2 Corinthians 3:4-6:
“Such is the confidence we have through Christ toward God. Not that we are sufficient in ourselves to claim anything coming from us, but our sufficiency is from God, who has made us competent to be ministers of a new covenant, not of the letter but of the Spirit.”
Trusting Jesus as your Savior is life changing (2 Corinthians 5:17, “For if anyone is in Christ he is a new creation. The old has passed away; behold, the new has come.”). In the Christian life it is so important to remember that you have been changed. God gives us what we need to press on, to complete our goals. Our goodness is not an outflow of ourselves; it is an outflow of the grace of God within. Paul mentions the covenant of the letter (the law) because of the inability of all people to uphold it perfectly. It is only through the sufficiency of Jesus that the new covenant (of the Spirit) allows us to live in confidence and joy. Because we have access to this joy through Jesus, live it!

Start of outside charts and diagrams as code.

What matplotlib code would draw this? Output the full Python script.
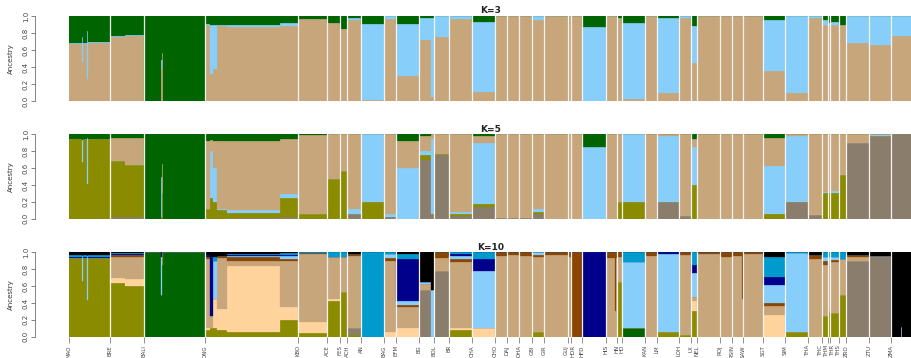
import matplotlib
matplotlib.use('Agg')
import matplotlib.pyplot as plt
import matplotlib.transforms as mtransforms
import numpy as np

# ---------------- data ----------------
# blocks of individuals (population, number of individuals)
block_pop = ['MAO', 'MAO', 'MAO', 'MAO', 'MAO', 'BRE', 'BRE', 'BALI', 'BALI', 'BALI', 'BALI',
             'ONG', 'ONG', 'ONG', 'ONG', 'ONG', 'ONG', 'KBO', 'ACE', 'FES', 'ACH', 'AN', 'BAG',
             'EFM', 'BG', 'BG', 'BOL', 'BR', 'CHA', 'CHO', 'DAJ', 'DHA', 'GBI', 'GIR', 'GUJ',
             'HOR', 'HFD', 'HIS', 'HIS', 'HIS', 'HN', 'HO', 'KAN', 'LM', 'LOH', 'LX', 'NEL',
             'ROJ', 'RSIN', 'RSIN', 'SAW', 'SGT', 'SIM', 'THA', 'THC', 'THM', 'THR', 'THS',
             'ZRO', 'ZTU', 'ZMA', 'ZMA', 'ZMA']
block_n = [13, 1, 4, 1, 22, 15, 19, 17, 1, 1, 42,
           5, 3, 4, 10, 53, 18, 29, 13, 7, 14, 23, 12,
           23, 12, 3, 15, 23, 23, 12, 12, 13, 12, 24, 3,
           11, 24, 9, 1, 1, 5, 23, 12, 22, 12, 6, 23,
           12, 10, 1, 20, 22, 23, 14, 6, 2, 9, 7,
           23, 22, 10, 1, 10]

# K=3 : tan, light blue, dark green
k3 = [[0.67, 0.01, 0.32], [0.46, 0.29, 0.25], [0.67, 0.01, 0.32], [0.26, 0.56, 0.18], [0.68, 0.01, 0.31],
      [0.75, 0.01, 0.24], [0.77, 0.01, 0.22], [0, 0, 1], [0.38, 0.10, 0.52], [0.56, 0, 0.44], [0, 0, 1],
      [0.90, 0.01, 0.09], [0.32, 0.58, 0.10], [0.38, 0.52, 0.10], [0.88, 0.02, 0.10], [0.87, 0.03, 0.10],
      [0.88, 0.04, 0.08], [0.97, 0, 0.03], [0.92, 0, 0.08], [0.85, 0, 0.15], [0.95, 0.03, 0.02],
      [0.01, 0.90, 0.09], [0.97, 0.03, 0], [0.30, 0.61, 0.09], [0.72, 0.26, 0.02], [0.05, 0.93, 0.02],
      [0.75, 0.25, 0], [0.96, 0.04, 0], [0.11, 0.82, 0.07], [1, 0, 0], [1, 0, 0], [1, 0, 0],
      [0.95, 0.05, 0], [1, 0, 0], [1, 0, 0], [1, 0, 0], [0, 0.87, 0.13], [1, 0, 0], [1, 0, 0], [1, 0, 0],
      [0.98, 0, 0.02], [0.02, 0.90, 0.08], [1, 0, 0], [0.10, 0.88, 0.02], [0.98, 0.02, 0],
      [0.45, 0.43, 0.12], [1, 0, 0], [1, 0, 0], [1, 0, 0], [1, 0, 0], [1, 0, 0], [0.35, 0.60, 0.05],
      [0.10, 0.90, 0], [0.98, 0.02, 0], [0.90, 0.05, 0.05], [0.88, 0.04, 0.08], [0.90, 0.03, 0.07],
      [0.90, 0, 0.10], [0.68, 0.32, 0], [0.66, 0.34, 0], [0.77, 0.23, 0], [0.77, 0.23, 0], [0.77, 0.23, 0]]

# K=5 : grey-brown, olive, light blue, tan, dark green
k5 = [[0, 0.94, 0, 0, 0.06], [0, 0.67, 0.26, 0, 0.07], [0, 0.94, 0, 0, 0.06], [0, 0.41, 0.55, 0, 0.04],
      [0, 0.94, 0, 0, 0.06], [0.02, 0.66, 0, 0.28, 0.04], [0.02, 0.62, 0, 0.32, 0.04], [0, 0, 0, 0, 1],
      [0, 0.02, 0.47, 0, 0.51], [0, 0.30, 0, 0.35, 0.35], [0, 0, 0, 0, 1],
      [0, 0.12, 0, 0.80, 0.08], [0, 0.25, 0.55, 0.13, 0.07], [0, 0.20, 0.40, 0.32, 0.08],
      [0, 0.10, 0.02, 0.80, 0.08], [0.01, 0.06, 0.03, 0.82, 0.08], [0.02, 0.22, 0.05, 0.65, 0.06],
      [0, 0.06, 0, 0.93, 0.01], [0, 0.47, 0, 0.53, 0], [0, 0.57, 0, 0.43, 0], [0.06, 0, 0.06, 0.88, 0],
      [0, 0.20, 0.80, 0, 0], [0.02, 0, 0.04, 0.94, 0], [0, 0, 0.60, 0.32, 0.08],
      [0.70, 0.05, 0.05, 0.18, 0.02], [0.05, 0, 0.90, 0.05, 0], [0.75, 0.02, 0, 0.23, 0],
      [0.03, 0.02, 0.03, 0.92, 0], [0.14, 0.04, 0.72, 0.08, 0.02], [0.01, 0, 0, 0.99, 0],
      [0.01, 0, 0, 0.99, 0], [0.01, 0, 0, 0.99, 0], [0.06, 0.02, 0.04, 0.88, 0], [0, 0, 0, 1, 0],
      [0, 0, 0, 1, 0], [0, 0, 0, 1, 0], [0, 0, 0.85, 0, 0.15], [0, 0, 0, 1, 0], [0, 0, 0, 1, 0],
      [0, 0, 0, 1, 0], [0, 0.20, 0, 0.80, 0], [0, 0.20, 0.80, 0, 0], [0, 0, 0, 1, 0],
      [0.20, 0, 0.78, 0.02, 0], [0.03, 0, 0, 0.97, 0], [0, 0.40, 0.45, 0.10, 0.05], [0, 0, 0, 1, 0],
      [0, 0, 0, 1, 0], [0, 0, 0, 1, 0], [0, 0, 0, 1, 0], [0, 0, 0, 1, 0], [0, 0.06, 0.56, 0.34, 0.04],
      [0.20, 0, 0.78, 0.02, 0], [0.04, 0, 0, 0.96, 0], [0, 0.30, 0.02, 0.68, 0], [0, 0.30, 0, 0.70, 0],
      [0, 0.30, 0.03, 0.67, 0], [0, 0.52, 0, 0.48, 0], [0.90, 0, 0, 0.10, 0], [0.98, 0, 0.01, 0.01, 0],
      [1, 0, 0, 0, 0], [1, 0, 0, 0, 0], [1, 0, 0, 0, 0]]

# K=10 : dark green, olive, grey-brown, peach, tan, brown, light blue, navy, deep sky blue, black
k10 = [[0, 0.93, 0, 0, 0, 0, 0, 0.02, 0.02, 0.03], [0, 0.66, 0, 0, 0, 0, 0.30, 0.02, 0, 0.02],
       [0, 0.93, 0, 0, 0, 0, 0, 0.02, 0.02, 0.03], [0, 0.43, 0, 0, 0, 0, 0.53, 0.02, 0, 0.02],
       [0, 0.93, 0, 0, 0, 0, 0, 0.02, 0.02, 0.03], [0, 0.64, 0, 0.06, 0.25, 0.02, 0, 0.01, 0.01, 0.01],
       [0, 0.60, 0, 0.08, 0.27, 0.02, 0, 0.01, 0.01, 0.01], [1, 0, 0, 0, 0, 0, 0, 0, 0, 0],
       [0.50, 0, 0, 0, 0, 0, 0.45, 0.05, 0, 0], [0.85, 0.15, 0, 0, 0, 0, 0, 0, 0, 0],
       [1, 0, 0, 0, 0, 0, 0, 0, 0, 0],
       [0, 0.08, 0, 0.02, 0.82, 0.03, 0, 0.02, 0, 0.03], [0, 0.10, 0, 0, 0.15, 0, 0, 0.70, 0, 0.05],
       [0, 0.10, 0, 0.35, 0, 0, 0.45, 0, 0.05, 0.05], [0, 0.08, 0, 0.25, 0.60, 0.03, 0, 0, 0, 0.04],
       [0, 0.05, 0.01, 0.78, 0.06, 0.05, 0.01, 0.01, 0.01, 0.02],
       [0, 0.20, 0, 0.15, 0.55, 0.02, 0.04, 0.01, 0.02, 0.01],
       [0, 0.04, 0, 0.14, 0.80, 0.01, 0, 0, 0.01, 0], [0, 0.42, 0, 0.03, 0.50, 0, 0, 0, 0.05, 0],
       [0, 0.52, 0, 0, 0.41, 0, 0, 0, 0.05, 0], [0, 0.02, 0.08, 0, 0.86, 0.02, 0, 0, 0, 0.02],
       [0, 0, 0, 0, 0, 0, 0, 0, 1, 0], [0, 0, 0, 0.05, 0.85, 0.03, 0.05, 0, 0.02, 0],
       [0, 0, 0, 0.10, 0.25, 0.03, 0.04, 0.50, 0.06, 0.02], [0, 0, 0.55, 0, 0.08, 0, 0.02, 0, 0, 0.35],
       [0, 0, 0, 0, 0, 0, 0.55, 0, 0, 0.45], [0, 0, 0.78, 0, 0.15, 0.07, 0, 0, 0, 0],
       [0, 0.08, 0, 0.02, 0.78, 0.04, 0.04, 0.02, 0.02, 0], [0, 0, 0, 0.10, 0, 0, 0.68, 0.14, 0.08, 0],
       [0, 0, 0, 0, 0.96, 0.04, 0, 0, 0, 0], [0, 0, 0, 0, 0.97, 0.03, 0, 0, 0, 0],
       [0, 0, 0, 0, 0.96, 0.04, 0, 0, 0, 0], [0, 0.05, 0, 0, 0.90, 0.02, 0.03, 0, 0, 0],
       [0, 0, 0, 0, 0.97, 0.03, 0, 0, 0, 0], [0, 0, 0, 0, 0.95, 0.05, 0, 0, 0, 0],
       [0, 0, 0, 0, 0, 1, 0, 0, 0, 0], [0, 0, 0, 0, 0, 0, 0, 1, 0, 0],
       [0, 0, 0, 0, 0.93, 0.07, 0, 0, 0, 0], [0, 0, 0, 0, 0.30, 0.70, 0, 0, 0, 0],
       [0, 0, 0, 0, 0.93, 0.07, 0, 0, 0, 0], [0, 0.65, 0, 0, 0.30, 0.05, 0, 0, 0, 0],
       [0.10, 0, 0, 0, 0, 0, 0.78, 0.01, 0.11, 0], [0, 0, 0, 0, 0.96, 0.04, 0, 0, 0, 0],
       [0, 0.06, 0, 0, 0, 0, 0.92, 0.02, 0, 0], [0, 0.02, 0, 0, 0.95, 0.03, 0, 0, 0, 0],
       [0, 0.30, 0, 0.12, 0.05, 0, 0.28, 0.10, 0.15, 0], [0, 0, 0, 0, 0.98, 0.02, 0, 0, 0, 0],
       [0, 0, 0, 0, 0.95, 0.05, 0, 0, 0, 0], [0, 0, 0, 0, 0.96, 0.04, 0, 0, 0, 0],
       [0, 0, 0, 0, 0.45, 0.55, 0, 0, 0, 0], [0, 0, 0, 0, 0.98, 0.02, 0, 0, 0, 0],
       [0, 0, 0, 0.26, 0.10, 0.04, 0.21, 0.10, 0.24, 0.05], [0, 0.05, 0, 0, 0, 0, 0.94, 0, 0.01, 0],
       [0, 0, 0, 0, 0.92, 0.05, 0, 0, 0, 0.03], [0, 0.25, 0, 0, 0.60, 0.05, 0.05, 0, 0.05, 0],
       [0, 0.30, 0, 0, 0.55, 0, 0.10, 0, 0.05, 0], [0, 0.28, 0, 0, 0.60, 0.03, 0.03, 0, 0.06, 0],
       [0, 0.50, 0, 0, 0.42, 0, 0, 0, 0.08, 0], [0, 0, 0.90, 0, 0.05, 0.02, 0, 0, 0, 0.03],
       [0, 0, 0.96, 0, 0, 0, 0, 0, 0, 0.04], [0, 0, 0, 0, 0, 0, 0, 0, 0, 1],
       [0, 0, 0, 0, 0, 0, 0.12, 0, 0, 0.88], [0, 0, 0, 0, 0, 0, 0, 0, 0, 1]]

# ---------------- colours ----------------
GREEN, TAN, LBLUE = '#006400', '#C8A67C', '#87CEFA'
OLIVE, GREY, PEACH = '#8B8B00', '#8B7D6B', '#FFD39B'
BROWN, NAVY, DSKY, BLACK = '#8B4500', '#00008B', '#009ACD', '#000000'
cols3 = [TAN, LBLUE, GREEN]
cols5 = [GREY, OLIVE, LBLUE, TAN, GREEN]
cols10 = [GREEN, OLIVE, GREY, PEACH, TAN, BROWN, LBLUE, NAVY, DSKY, BLACK]

# small horizontal nudges (pixels) for crowded population labels
label_nudge = {'GUJ': -1.8, 'HOR': 1.8, 'THC': -1.2, 'THM': -1.8, 'THR': 2.2}

# ---------------- figure ----------------
W, H = 912, 358
fig = plt.figure(figsize=(W / 100, H / 100), dpi=100)
fig.patch.set_facecolor('white')

n = np.array(block_n, float)
left = np.concatenate([[0], np.cumsum(n)[:-1]])
total = n.sum()

# population starts
pop_starts, pop_names = [], []
for i, p in enumerate(block_pop):
    if i == 0 or p != block_pop[i - 1]:
        pop_starts.append(left[i])
        pop_names.append(p)

x0 = 69
panels = [(16, 101, 'K=3', k3, cols3), (134.3, 218.7, 'K=5', k5, cols5),
          (252.3, 336.7, 'K=10', k10, cols10)]
for pi, (top, bot, title, data, cols) in enumerate(panels):
    ax = fig.add_axes([x0 / W, 1 - bot / H, (W - x0) / W, (bot - top) / H])
    P = np.array(data, float)
    P = P / P.sum(axis=1, keepdims=True)
    bottom = np.zeros(len(n))
    for j, c in enumerate(cols):
        ax.bar(left, P[:, j], width=n, bottom=bottom, align='edge', color=c,
               edgecolor=c, linewidth=0.2)
        bottom += P[:, j]
    for s in pop_starts[1:]:
        ax.axvline(s, color='#F4F4F4', lw=0.9, zorder=5)
    ax.set_xlim(0, total)
    ax.set_ylim(0, 1)
    for sp in ['top', 'right', 'bottom']:
        ax.spines[sp].set_visible(False)
    ax.spines['left'].set_position(('axes', -34 / (W - x0)))
    ax.spines['left'].set_bounds(0, 1)
    ax.spines['left'].set_linewidth(0.5)
    ax.spines['left'].set_color('#555555')
    yt = [0, 0.2, 0.4, 0.6, 0.8, 1.0]
    ax.set_yticks(yt)
    ax.set_yticklabels(['%.1f' % v for v in yt], rotation=90, va='center', fontsize=5, color='#444444')
    ax.tick_params(axis='y', length=3, width=0.5, color='#555555', pad=1.5)
    ax.set_ylabel('Ancestry', fontsize=5, color='#333333')
    ax.yaxis.set_label_coords(-55 / (W - x0), 0.5)
    ax.set_title(title, fontsize=6.5, fontweight='bold', pad=2, color='#222222')
    if pi == 2:
        ax.set_xticks(pop_starts)
        ax.set_xticklabels(pop_names, rotation=90, fontsize=4, color='#444444')
        ax.tick_params(axis='x', length=4, width=0.5, color='#666666', pad=2)
        for lab in ax.get_xticklabels():
            dx = label_nudge.get(lab.get_text(), 0)
            if dx:
                lab.set_transform(lab.get_transform() +
                                  mtransforms.ScaledTranslation(dx / 100, 0, fig.dpi_scale_trans))
    else:
        ax.set_xticks([])

fig.savefig('out.png', dpi=100)
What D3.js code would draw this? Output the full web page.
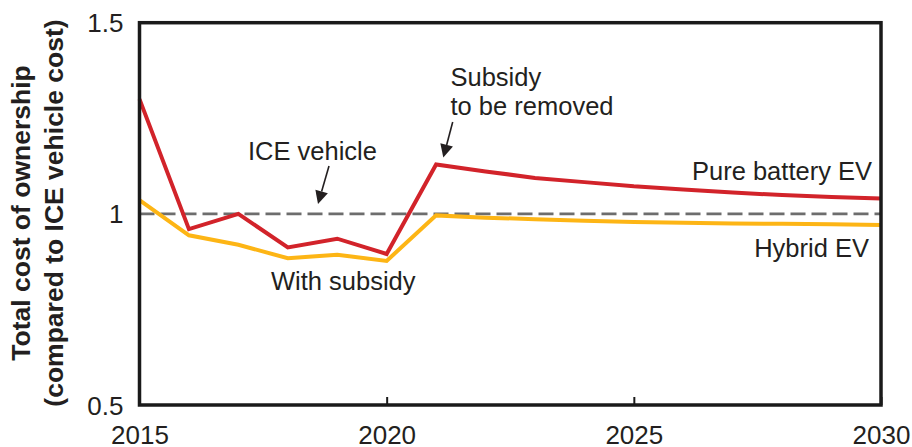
<!DOCTYPE html>
<html><head><meta charset="utf-8">
<script src="https://cdn.jsdelivr.net/npm/d3@7"></script>
<style>
html,body{margin:0;padding:0;background:#fff;}
svg{display:block;font-family:"Liberation Sans",Arial,Helvetica,sans-serif;}
</style></head>
<body>
<svg id="chart" width="912" height="447"></svg>
<script>
const years = [2015,2016,2017,2018,2019,2020,2021,2022,2023,2024,2025,2026,2027,2028,2029,2030];
const pureBatteryEV = [1.30,0.96,1.00,0.912,0.935,0.895,1.129,1.111,1.094,1.083,1.072,1.064,1.056,1.049,1.044,1.040];
const hybridEV = [1.036,0.944,0.919,0.884,0.893,0.877,0.996,0.990,0.986,0.982,0.979,0.977,0.975,0.974,0.973,0.971];
const iceBaseline = 1.0;
const xTickValues = [2015,2020,2025,2030];
const yTickValues = [0.5,1,1.5];
const yTickLabels = ["0.5","1","1.5"];
const yTitleLines = ["Total cost of ownership","(compared to ICE vehicle cost)"];

const svg = d3.select("#chart");
const pLeft = 139.5, pRight = 881, pTop = 22.7, pBottom = 405;
const x = d3.scaleLinear().domain([2015,2030]).range([pLeft,pRight]);
const y = d3.scaleLinear().domain([0.5,1.5]).range([pBottom,pTop]);
const textColor = "#231f20";

// ICE baseline dashed
svg.append("line")
  .attr("x1", x(2015)).attr("x2", x(2030))
  .attr("y1", y(iceBaseline)).attr("y2", y(iceBaseline))
  .attr("stroke", "#6d6d6d").attr("stroke-width", 2.6)
  .attr("stroke-dasharray", "15,6");

const line = d3.line().x((d,i)=>x(years[i])).y(d=>y(d));
svg.append("path").datum(hybridEV).attr("d", line)
  .attr("fill","none").attr("stroke","#fdb515").attr("stroke-width",4).attr("stroke-linejoin","miter");
svg.append("path").datum(pureBatteryEV).attr("d", line)
  .attr("fill","none").attr("stroke","#d2232a").attr("stroke-width",4).attr("stroke-linejoin","miter");

// Frame
svg.append("rect").attr("x",pLeft).attr("y",pTop).attr("width",pRight-pLeft).attr("height",pBottom-pTop)
  .attr("fill","none").attr("stroke","#1a1a1a").attr("stroke-width",3.5);

// X axis
const xAxis = svg.append("g").attr("transform",`translate(0,${pBottom})`)
  .call(d3.axisBottom(x).tickValues(xTickValues).tickFormat(d3.format("d")).tickSize(-8).tickPadding(20.5));
xAxis.select(".domain").remove();
xAxis.selectAll(".tick line").attr("stroke","#1a1a1a").attr("stroke-width",2);
xAxis.selectAll("text").attr("font-size",26).attr("fill",textColor).attr("font-family","Liberation Sans, Arial, sans-serif");

// Y axis
const yAxis = svg.append("g").attr("transform",`translate(${pLeft},0)`)
  .call(d3.axisLeft(y).tickValues(yTickValues).tickFormat((d,i)=>yTickLabels[i]).tickSize(0).tickPadding(16));
yAxis.select(".domain").remove();
yAxis.selectAll("text").attr("font-size",26).attr("fill",textColor).attr("font-family","Liberation Sans, Arial, sans-serif").attr("dy","0.35em");

// Y title
const yt = svg.append("g").attr("font-weight","bold").attr("font-size",26.5).attr("fill",textColor);
yt.append("text").attr("transform","translate(30,213) rotate(-90)").attr("text-anchor","middle").text(yTitleLines[0]);
yt.append("text").attr("transform","translate(63,213) rotate(-90)").attr("text-anchor","middle").text(yTitleLines[1]);

// Annotations
const ann = svg.append("g").attr("font-size",25.5).attr("fill",textColor);
ann.append("text").attr("x",248).attr("y",159.5).text("ICE vehicle");
ann.append("text").attr("x",450.5).attr("y",86).text("Subsidy");
ann.append("text").attr("x",450.5).attr("y",115).text("to be removed");
ann.append("text").attr("x",872).attr("y",179.5).attr("text-anchor","end").text("Pure battery EV");
ann.append("text").attr("x",869).attr("y",257).attr("text-anchor","end").text("Hybrid EV");
ann.append("text").attr("x",271).attr("y",290).text("With subsidy");

// Arrows
function arrow(x1,y1,x2,y2){
  const ang = Math.atan2(y2-y1,x2-x1);
  const hl = 13, hw = 6.5;
  const bx = x2 - hl*Math.cos(ang), by = y2 - hl*Math.sin(ang);
  svg.append("line").attr("x1",x1).attr("y1",y1).attr("x2",bx).attr("y2",by)
    .attr("stroke","#231f20").attr("stroke-width",1.6);
  const px = -Math.sin(ang)*hw, py = Math.cos(ang)*hw;
  svg.append("path").attr("d",`M${x2},${y2}L${bx+px},${by+py}L${bx-px},${by-py}Z`).attr("fill","#231f20");
}
arrow(329,166,318,204);
arrow(452.7,122,443.3,157.5);
</script>
</body></html>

Don’t be brought down by life’s negatives when the ultimate peace of Christ rests in your heart.
Rely on the fact that God challenges.
2 Corinthians 4:7-12, 16-18
"But we have this treasure in jars of clay, to show that the surpassing power belongs to God and not to us. We are afflicted in every way, but not crushed; perplexed, but not driven to despair, persecuted, but not forsaken; struck down, but not destroyed; always carrying in the body the death of Jesus, so that the life of Jesus may also be manifested in our bodies. For we who live are always being given over to death for Jesus’ sake, so that the life of Jesus also may be manifested in our mortal flesh.
So we do not lose heart. Though our outer self is wasting away, our inner self is being renewed day by day. For this light momentary affliction is preparing for us an eternal weight of glory beyond all comparison, as we look not to the things that are seen but to the things that are unseen. For the things that are seen are transient, but the things that are unseen are eternal."
It is through affliction that God often shapes us, molds us, and sanctifies us. Often life’s difficulties are looked at with resentment and remorse. Hold fast to the confidence that we have in faith that God will see us through. Though affliction may seem overbearing, the weight of it will never destroy when faith is rooted in Christ. He will provide.
Rest easy, the best is yet to come. We’ve only just begun.